AFTER THE BLAST, BEIRUT FIGHTS TO SAVE ITS ARCHITECTURAL HERITAGE

Bloomberg Aug 4

Bloomberg by Lin Noueihed October 26, 2020

The Aug. 4 port explosion decimated neighborhoods filled with historic buildings. Now activists are struggling to keep developers at bay. 

It’s been two months since the blast, and Maria Hibri has glued together the splintered filigree from her triple-arched windows. In a bathroom, the broken sink stays broken, a reminder of the day her world blew apart. The folding balcony doors have been refitted or replaced with salvaged lookalikes, but they still look out of place.

Bokja, the Beirut furniture design company Hibri co-founded with Houda Baroudi in 2000, quickly repaired its studio in Basta, a neighborhood crowded with antique shops, following the massive Aug. 4 explosion at Beirut’s port. More than 190 people were killed, 6,000 injured and some 300,000 homes damaged or destroyed.

Their boutique, located in upscale Saifi Village, remains closed as the women focus on mending customers’ furniture free of charge, leveraging Bokja’s knack for refreshing dated pieces with vintage fabric and embroidery.
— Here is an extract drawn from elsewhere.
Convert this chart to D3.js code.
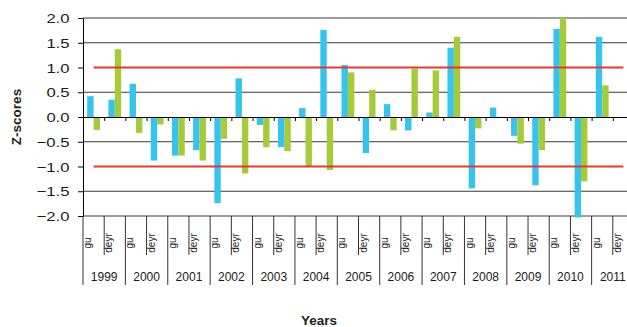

“I wanted to keep the anger. I didn’t want to brush it away, rebuild, reopen. I didn’t want to be resilient. I wanted us to mourn our dead, our wounded, our homes and all these places where we made our memories,” said Hibri, 56. “Then we decided to do what Bokja does best: Take what’s broken, take those old pieces and make a new whole, put something together from what’s already there, try make sense of it, give it meaning.”